**Work required**. Retype every line from the start of the data down to and including the line with "snr = np.arange(10, 26)". Skip the pictures.

**Data lines**.
◇ ◇ ◇ ◇ ◇

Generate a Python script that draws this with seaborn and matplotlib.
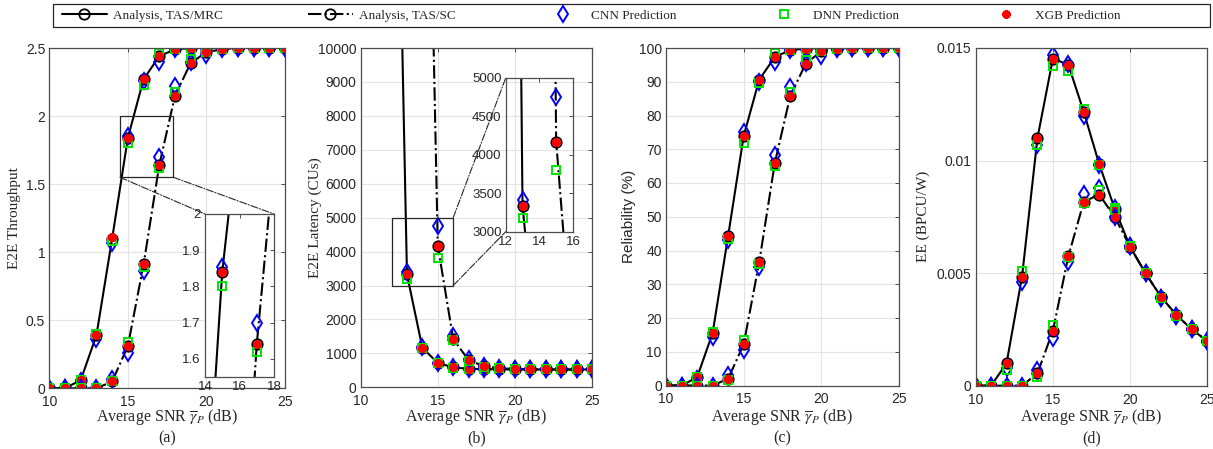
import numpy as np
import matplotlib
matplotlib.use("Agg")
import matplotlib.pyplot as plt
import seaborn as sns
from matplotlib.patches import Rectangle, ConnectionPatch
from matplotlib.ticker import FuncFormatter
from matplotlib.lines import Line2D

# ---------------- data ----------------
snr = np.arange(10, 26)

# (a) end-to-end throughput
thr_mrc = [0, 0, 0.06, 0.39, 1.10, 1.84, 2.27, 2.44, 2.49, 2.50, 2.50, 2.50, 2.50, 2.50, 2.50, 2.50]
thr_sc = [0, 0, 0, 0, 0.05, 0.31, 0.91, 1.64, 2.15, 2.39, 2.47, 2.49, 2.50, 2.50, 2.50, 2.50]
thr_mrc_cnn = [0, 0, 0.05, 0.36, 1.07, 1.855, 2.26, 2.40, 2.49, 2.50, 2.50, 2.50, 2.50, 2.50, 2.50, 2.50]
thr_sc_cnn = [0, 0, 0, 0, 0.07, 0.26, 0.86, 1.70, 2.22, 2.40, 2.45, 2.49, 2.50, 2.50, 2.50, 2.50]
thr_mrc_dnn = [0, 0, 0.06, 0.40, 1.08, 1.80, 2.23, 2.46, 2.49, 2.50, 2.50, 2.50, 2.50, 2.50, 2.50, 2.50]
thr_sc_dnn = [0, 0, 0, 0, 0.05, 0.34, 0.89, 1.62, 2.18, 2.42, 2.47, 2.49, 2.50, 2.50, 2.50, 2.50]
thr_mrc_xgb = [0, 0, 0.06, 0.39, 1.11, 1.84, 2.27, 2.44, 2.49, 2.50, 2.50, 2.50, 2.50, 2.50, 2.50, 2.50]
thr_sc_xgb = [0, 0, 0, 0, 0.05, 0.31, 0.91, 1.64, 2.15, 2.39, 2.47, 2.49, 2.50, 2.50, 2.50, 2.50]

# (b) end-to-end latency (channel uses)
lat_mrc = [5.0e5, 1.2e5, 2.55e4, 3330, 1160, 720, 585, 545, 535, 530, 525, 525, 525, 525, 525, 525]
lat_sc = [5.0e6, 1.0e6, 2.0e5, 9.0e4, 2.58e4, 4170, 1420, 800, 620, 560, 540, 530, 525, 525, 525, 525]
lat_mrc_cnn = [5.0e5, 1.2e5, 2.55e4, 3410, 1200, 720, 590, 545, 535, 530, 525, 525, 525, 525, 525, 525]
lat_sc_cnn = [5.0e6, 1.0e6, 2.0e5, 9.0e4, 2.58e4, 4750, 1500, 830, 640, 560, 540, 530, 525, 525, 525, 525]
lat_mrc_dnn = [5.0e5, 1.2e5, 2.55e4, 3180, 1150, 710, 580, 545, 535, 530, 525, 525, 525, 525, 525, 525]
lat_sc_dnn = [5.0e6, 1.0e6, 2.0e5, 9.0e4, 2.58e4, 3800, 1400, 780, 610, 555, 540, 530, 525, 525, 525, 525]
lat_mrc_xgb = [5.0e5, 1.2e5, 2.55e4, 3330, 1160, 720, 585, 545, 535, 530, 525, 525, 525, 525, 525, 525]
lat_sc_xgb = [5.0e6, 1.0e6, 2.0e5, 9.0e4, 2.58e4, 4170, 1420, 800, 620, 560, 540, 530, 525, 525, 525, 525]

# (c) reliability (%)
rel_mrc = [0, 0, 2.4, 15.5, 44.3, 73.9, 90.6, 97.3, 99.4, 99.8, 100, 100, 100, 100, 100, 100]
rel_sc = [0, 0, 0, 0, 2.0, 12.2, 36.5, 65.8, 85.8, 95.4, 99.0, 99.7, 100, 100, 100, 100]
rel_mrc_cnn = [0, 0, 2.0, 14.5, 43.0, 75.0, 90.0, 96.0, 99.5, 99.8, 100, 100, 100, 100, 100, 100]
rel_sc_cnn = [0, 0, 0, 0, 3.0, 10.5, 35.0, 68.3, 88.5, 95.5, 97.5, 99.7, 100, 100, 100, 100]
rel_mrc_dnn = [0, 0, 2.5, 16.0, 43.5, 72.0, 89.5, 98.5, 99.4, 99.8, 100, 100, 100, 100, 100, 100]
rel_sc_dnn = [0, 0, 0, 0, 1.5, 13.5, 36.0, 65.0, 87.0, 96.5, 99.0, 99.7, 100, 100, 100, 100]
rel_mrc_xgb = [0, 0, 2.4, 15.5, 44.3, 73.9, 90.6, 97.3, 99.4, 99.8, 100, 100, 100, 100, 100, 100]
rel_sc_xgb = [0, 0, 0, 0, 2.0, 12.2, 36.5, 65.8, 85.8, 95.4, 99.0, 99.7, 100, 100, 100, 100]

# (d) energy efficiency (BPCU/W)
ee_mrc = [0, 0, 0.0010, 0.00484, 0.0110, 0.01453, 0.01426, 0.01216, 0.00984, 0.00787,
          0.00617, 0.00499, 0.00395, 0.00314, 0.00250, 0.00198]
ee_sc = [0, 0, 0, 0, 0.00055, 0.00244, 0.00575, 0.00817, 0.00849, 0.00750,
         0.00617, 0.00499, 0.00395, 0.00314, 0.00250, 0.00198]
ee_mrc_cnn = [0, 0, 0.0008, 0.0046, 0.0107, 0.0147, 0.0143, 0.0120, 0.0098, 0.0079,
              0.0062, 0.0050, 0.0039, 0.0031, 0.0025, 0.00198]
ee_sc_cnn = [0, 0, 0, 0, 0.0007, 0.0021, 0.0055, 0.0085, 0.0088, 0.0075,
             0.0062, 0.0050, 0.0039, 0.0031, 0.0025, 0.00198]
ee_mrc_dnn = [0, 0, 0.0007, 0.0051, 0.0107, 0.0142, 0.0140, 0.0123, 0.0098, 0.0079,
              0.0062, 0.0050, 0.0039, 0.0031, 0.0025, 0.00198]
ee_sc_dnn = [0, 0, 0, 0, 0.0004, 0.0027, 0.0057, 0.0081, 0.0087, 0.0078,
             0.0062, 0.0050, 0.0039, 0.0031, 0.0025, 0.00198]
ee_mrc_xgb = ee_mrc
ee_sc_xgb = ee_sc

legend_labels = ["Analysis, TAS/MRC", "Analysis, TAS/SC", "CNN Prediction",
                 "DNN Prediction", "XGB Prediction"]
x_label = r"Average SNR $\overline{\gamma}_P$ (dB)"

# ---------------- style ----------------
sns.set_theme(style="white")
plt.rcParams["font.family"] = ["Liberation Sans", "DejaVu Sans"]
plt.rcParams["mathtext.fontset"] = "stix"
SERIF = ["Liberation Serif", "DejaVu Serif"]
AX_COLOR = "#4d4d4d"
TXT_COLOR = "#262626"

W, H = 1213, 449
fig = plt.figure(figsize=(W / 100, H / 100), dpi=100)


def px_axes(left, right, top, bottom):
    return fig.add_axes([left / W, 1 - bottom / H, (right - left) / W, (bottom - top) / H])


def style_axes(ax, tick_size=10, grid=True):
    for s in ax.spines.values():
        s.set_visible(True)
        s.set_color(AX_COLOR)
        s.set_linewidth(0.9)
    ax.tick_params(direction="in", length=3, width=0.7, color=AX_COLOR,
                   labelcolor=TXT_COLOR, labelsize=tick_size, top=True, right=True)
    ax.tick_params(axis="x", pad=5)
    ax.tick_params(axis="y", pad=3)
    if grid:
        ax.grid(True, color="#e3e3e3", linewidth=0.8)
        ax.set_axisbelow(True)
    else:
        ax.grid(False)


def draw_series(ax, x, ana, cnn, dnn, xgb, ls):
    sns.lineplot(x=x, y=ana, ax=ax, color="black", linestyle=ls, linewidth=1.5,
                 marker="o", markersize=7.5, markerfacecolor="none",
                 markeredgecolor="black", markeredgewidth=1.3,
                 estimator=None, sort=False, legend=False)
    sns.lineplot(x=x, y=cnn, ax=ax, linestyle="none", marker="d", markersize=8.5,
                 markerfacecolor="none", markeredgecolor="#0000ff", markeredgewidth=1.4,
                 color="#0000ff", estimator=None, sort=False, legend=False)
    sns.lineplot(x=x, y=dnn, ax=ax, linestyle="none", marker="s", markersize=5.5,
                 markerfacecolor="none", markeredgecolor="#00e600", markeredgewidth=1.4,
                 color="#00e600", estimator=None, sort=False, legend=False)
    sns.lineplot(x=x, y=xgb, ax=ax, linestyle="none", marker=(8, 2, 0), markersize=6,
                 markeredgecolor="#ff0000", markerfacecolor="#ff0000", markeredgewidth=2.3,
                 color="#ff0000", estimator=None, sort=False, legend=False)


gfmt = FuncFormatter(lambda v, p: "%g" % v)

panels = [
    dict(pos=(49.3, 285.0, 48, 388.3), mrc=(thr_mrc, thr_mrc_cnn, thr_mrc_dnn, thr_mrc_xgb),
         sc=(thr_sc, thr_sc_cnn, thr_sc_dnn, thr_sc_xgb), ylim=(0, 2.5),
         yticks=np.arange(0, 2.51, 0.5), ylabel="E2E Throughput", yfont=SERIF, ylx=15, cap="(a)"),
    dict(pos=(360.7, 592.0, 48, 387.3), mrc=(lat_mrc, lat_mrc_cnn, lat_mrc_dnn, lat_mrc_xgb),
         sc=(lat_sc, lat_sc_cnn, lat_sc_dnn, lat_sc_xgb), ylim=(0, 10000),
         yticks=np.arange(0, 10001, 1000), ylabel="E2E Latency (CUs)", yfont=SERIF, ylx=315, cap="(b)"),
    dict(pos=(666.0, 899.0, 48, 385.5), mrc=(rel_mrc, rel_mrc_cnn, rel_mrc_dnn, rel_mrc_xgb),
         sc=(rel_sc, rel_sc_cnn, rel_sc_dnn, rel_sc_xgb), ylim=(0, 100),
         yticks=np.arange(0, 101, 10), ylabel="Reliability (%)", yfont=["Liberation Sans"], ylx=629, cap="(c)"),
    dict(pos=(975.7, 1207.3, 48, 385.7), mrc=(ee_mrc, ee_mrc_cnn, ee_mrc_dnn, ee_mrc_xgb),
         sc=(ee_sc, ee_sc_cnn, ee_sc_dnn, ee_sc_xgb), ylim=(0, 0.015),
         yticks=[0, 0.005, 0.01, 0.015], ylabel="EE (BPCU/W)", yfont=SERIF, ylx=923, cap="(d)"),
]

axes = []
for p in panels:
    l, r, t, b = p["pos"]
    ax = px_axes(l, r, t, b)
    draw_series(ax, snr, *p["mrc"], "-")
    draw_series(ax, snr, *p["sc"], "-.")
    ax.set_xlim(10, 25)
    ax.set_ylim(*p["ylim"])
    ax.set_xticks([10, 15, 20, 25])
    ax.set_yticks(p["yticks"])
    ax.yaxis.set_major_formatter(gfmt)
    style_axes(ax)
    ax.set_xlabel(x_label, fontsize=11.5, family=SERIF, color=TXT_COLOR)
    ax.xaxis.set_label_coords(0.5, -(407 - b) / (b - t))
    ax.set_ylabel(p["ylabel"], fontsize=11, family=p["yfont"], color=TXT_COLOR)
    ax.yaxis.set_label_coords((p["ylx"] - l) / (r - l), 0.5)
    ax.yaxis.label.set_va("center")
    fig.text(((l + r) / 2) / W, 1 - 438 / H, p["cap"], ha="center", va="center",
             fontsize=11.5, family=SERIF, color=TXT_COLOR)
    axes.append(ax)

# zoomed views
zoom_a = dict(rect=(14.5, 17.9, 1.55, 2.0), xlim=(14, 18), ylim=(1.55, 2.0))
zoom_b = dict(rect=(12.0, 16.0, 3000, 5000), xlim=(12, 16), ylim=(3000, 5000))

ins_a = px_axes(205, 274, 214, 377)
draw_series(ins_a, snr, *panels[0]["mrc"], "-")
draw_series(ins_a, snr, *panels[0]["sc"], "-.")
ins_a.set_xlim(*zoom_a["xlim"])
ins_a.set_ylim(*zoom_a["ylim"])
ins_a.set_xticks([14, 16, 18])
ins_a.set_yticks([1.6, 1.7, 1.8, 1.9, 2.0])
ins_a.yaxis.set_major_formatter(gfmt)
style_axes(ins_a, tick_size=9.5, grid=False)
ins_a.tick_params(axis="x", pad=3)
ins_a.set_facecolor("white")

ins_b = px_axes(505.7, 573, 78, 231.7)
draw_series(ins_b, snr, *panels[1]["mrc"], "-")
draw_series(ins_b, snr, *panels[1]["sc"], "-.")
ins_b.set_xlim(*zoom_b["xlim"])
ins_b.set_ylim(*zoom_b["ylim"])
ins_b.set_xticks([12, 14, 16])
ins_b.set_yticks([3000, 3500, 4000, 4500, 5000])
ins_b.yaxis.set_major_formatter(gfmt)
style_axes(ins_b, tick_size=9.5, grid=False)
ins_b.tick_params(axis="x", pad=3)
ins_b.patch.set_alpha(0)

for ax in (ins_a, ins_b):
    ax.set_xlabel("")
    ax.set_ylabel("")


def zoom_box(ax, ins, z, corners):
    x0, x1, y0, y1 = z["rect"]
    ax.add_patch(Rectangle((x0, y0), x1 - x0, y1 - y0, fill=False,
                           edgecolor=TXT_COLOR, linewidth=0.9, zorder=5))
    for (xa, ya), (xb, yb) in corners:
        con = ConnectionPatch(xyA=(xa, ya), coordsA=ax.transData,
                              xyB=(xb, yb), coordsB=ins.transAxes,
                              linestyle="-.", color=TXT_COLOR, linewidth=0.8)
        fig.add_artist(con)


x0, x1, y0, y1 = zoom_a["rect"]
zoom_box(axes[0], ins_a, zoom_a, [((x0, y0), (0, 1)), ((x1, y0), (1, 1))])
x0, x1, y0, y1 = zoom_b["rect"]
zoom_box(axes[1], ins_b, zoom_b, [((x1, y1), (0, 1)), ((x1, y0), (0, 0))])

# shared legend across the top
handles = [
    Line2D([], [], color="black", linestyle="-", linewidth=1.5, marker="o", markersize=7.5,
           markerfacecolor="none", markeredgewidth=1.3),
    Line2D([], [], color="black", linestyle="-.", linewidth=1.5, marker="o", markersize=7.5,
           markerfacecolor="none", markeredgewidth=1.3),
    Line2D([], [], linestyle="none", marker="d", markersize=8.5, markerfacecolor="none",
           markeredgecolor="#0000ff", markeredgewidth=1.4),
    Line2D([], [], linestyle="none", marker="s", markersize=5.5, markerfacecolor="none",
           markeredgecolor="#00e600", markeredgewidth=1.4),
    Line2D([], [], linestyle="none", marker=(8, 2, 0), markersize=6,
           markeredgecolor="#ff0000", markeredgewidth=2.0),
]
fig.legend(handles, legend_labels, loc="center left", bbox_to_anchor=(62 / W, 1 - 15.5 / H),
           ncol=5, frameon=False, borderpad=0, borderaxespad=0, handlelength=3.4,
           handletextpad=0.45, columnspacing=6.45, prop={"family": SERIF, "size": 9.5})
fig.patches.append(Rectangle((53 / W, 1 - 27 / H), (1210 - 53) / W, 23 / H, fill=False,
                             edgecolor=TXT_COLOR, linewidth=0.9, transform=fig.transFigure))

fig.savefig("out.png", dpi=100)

◇ ◇ ◇ ◇ ◇

**Result for this task**.
Generate a Python script that draws this with seaborn and matplotlib.
import numpy as np
import matplotlib
matplotlib.use("Agg")
import matplotlib.pyplot as plt
import seaborn as sns
from matplotlib.patches import Rectangle, ConnectionPatch
from matplotlib.ticker import FuncFormatter
from matplotlib.lines import Line2D

# ---------------- data ----------------
snr = np.arange(10, 26)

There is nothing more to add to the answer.